• Given request: A verbatim copy is needed of the lines from the one containing "Convert this chart to matplotlib code." down to the one containing "BLUE = '#1f9ad6'", inclusive. Print it with no pictures.

• Extracted records:
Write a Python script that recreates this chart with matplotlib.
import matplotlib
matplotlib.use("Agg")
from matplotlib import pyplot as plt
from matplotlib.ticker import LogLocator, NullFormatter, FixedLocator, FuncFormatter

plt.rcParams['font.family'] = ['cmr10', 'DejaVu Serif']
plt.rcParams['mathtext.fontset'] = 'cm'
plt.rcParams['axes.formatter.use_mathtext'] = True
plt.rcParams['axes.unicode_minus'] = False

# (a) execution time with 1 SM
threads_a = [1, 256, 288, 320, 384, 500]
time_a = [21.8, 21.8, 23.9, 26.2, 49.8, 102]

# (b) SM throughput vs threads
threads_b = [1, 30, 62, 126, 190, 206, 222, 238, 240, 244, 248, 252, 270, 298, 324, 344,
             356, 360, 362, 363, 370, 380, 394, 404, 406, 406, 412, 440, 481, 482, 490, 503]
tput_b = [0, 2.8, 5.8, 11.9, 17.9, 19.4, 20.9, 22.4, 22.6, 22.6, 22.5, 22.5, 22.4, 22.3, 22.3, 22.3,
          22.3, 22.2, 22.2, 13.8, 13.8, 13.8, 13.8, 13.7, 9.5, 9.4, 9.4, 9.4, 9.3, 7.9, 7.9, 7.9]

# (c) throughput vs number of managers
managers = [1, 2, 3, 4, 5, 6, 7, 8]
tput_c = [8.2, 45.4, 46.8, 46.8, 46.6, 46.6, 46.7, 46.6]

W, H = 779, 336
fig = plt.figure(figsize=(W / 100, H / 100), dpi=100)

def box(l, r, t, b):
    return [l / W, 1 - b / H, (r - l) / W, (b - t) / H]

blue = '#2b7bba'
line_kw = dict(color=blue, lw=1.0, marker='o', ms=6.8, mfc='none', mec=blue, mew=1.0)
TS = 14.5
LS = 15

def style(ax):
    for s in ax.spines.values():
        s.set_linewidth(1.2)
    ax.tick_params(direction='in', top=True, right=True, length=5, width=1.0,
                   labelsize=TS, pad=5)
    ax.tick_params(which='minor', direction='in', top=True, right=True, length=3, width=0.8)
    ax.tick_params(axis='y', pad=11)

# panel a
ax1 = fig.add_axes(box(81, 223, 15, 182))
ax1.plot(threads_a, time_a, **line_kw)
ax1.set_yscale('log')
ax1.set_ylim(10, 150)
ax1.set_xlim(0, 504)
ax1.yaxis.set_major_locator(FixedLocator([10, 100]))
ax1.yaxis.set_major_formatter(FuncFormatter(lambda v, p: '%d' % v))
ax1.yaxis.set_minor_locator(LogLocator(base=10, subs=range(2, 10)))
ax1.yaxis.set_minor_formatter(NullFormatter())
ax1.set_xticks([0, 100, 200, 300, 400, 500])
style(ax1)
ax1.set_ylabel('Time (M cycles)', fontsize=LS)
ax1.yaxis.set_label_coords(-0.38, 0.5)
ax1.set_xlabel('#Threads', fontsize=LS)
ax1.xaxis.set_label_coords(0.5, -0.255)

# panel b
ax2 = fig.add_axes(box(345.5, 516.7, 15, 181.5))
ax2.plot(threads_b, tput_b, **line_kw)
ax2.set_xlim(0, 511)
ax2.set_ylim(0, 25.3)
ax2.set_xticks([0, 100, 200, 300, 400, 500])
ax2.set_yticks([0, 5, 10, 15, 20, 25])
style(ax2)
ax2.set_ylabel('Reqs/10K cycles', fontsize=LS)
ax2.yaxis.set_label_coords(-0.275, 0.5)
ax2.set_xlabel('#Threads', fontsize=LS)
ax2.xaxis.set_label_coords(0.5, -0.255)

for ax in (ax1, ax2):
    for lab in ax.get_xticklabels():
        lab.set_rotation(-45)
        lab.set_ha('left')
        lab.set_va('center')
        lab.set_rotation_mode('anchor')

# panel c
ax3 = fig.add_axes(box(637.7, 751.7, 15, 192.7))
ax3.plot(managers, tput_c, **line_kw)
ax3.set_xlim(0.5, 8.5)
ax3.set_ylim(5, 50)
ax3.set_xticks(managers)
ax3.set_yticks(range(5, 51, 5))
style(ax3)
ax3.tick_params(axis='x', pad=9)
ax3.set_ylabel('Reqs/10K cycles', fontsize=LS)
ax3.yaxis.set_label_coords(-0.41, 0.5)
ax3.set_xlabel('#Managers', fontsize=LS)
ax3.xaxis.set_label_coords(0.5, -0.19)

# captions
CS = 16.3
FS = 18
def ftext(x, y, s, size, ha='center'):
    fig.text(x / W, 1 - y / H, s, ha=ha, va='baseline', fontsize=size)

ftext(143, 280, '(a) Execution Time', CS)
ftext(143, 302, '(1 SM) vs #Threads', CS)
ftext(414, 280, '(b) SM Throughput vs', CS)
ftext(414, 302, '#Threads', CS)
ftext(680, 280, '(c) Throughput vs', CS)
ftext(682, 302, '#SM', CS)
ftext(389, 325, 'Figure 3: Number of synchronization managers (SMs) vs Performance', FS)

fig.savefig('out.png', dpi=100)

...

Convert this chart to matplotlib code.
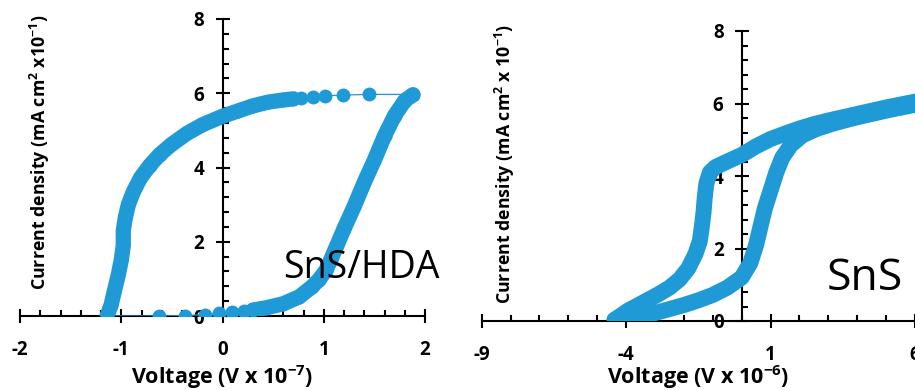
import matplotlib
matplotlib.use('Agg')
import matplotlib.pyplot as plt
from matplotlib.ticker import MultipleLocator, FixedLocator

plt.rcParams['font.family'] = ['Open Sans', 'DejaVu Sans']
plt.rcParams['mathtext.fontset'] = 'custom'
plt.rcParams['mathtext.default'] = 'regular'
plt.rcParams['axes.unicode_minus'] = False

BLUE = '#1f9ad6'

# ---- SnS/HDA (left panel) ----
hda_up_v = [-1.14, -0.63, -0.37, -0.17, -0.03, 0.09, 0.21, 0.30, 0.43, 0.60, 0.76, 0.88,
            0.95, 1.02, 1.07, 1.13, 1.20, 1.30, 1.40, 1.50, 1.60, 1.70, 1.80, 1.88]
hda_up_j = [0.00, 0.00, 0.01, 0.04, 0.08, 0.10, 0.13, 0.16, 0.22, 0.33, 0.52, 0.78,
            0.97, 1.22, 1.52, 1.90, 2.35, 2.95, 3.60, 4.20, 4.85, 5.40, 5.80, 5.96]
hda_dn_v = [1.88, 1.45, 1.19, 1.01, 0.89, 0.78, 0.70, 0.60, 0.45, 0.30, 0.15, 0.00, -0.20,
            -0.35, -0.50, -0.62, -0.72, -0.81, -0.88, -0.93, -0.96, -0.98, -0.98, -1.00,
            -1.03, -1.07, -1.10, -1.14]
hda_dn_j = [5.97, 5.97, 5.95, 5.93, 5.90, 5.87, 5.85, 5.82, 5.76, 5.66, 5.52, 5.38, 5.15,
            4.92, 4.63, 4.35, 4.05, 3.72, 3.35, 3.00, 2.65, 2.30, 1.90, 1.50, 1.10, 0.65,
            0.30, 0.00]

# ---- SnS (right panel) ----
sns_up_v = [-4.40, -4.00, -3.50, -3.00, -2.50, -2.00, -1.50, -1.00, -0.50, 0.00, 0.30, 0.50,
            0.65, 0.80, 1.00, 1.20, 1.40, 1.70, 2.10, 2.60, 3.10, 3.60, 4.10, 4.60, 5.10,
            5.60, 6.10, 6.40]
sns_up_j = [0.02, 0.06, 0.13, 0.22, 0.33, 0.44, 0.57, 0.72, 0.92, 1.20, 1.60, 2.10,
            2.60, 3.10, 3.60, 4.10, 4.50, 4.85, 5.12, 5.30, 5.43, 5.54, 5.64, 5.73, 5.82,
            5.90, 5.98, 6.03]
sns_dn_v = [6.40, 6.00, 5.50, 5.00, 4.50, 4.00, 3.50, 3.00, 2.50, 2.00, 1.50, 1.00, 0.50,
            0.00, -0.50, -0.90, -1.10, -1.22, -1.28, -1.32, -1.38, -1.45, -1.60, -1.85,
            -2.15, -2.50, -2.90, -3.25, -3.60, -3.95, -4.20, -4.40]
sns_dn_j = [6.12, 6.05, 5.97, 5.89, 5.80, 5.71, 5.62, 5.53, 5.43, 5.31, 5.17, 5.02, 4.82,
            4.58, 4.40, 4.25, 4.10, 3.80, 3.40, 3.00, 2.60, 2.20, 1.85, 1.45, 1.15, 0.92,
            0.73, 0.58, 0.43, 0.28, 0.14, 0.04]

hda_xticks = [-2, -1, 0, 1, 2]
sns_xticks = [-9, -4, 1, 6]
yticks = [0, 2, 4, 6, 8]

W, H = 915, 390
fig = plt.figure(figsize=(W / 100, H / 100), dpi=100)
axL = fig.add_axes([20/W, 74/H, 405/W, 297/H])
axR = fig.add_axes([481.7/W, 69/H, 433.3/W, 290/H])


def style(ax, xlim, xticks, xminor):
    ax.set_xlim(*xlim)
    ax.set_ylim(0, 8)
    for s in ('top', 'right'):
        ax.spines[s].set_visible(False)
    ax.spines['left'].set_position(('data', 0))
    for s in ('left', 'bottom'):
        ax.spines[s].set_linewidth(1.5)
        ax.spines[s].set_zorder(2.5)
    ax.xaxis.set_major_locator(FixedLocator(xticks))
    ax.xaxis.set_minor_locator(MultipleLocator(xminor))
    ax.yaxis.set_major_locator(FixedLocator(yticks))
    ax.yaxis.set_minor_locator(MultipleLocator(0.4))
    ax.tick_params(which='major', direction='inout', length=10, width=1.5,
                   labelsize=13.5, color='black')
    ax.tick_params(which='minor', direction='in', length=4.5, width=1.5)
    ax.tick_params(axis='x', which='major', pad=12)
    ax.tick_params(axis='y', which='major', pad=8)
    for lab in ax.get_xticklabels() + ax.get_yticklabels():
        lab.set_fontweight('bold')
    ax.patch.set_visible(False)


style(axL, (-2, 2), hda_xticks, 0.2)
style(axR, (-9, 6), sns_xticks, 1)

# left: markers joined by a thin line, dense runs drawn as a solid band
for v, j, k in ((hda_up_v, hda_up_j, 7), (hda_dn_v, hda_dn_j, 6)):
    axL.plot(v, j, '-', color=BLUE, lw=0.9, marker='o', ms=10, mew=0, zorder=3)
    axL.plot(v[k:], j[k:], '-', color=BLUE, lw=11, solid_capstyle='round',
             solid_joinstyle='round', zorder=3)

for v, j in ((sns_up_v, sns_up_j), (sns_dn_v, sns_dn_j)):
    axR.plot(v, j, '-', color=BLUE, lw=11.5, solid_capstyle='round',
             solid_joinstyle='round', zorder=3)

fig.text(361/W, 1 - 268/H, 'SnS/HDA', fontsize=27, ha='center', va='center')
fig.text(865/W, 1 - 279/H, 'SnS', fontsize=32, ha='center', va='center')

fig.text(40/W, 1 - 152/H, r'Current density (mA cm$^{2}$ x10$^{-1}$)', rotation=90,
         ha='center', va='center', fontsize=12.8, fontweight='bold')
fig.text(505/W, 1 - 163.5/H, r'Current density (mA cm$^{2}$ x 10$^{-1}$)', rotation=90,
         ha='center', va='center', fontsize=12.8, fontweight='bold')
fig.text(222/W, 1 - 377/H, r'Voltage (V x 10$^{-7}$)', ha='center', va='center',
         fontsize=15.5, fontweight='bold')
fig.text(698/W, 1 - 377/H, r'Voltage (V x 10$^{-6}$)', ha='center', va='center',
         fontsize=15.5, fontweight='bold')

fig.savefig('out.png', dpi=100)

• Output below:
Convert this chart to matplotlib code.
import matplotlib
matplotlib.use('Agg')
import matplotlib.pyplot as plt
from matplotlib.ticker import MultipleLocator, FixedLocator

plt.rcParams['font.family'] = ['Open Sans', 'DejaVu Sans']
plt.rcParams['mathtext.fontset'] = 'custom'
plt.rcParams['mathtext.default'] = 'regular'
plt.rcParams['axes.unicode_minus'] = False

BLUE = '#1f9ad6'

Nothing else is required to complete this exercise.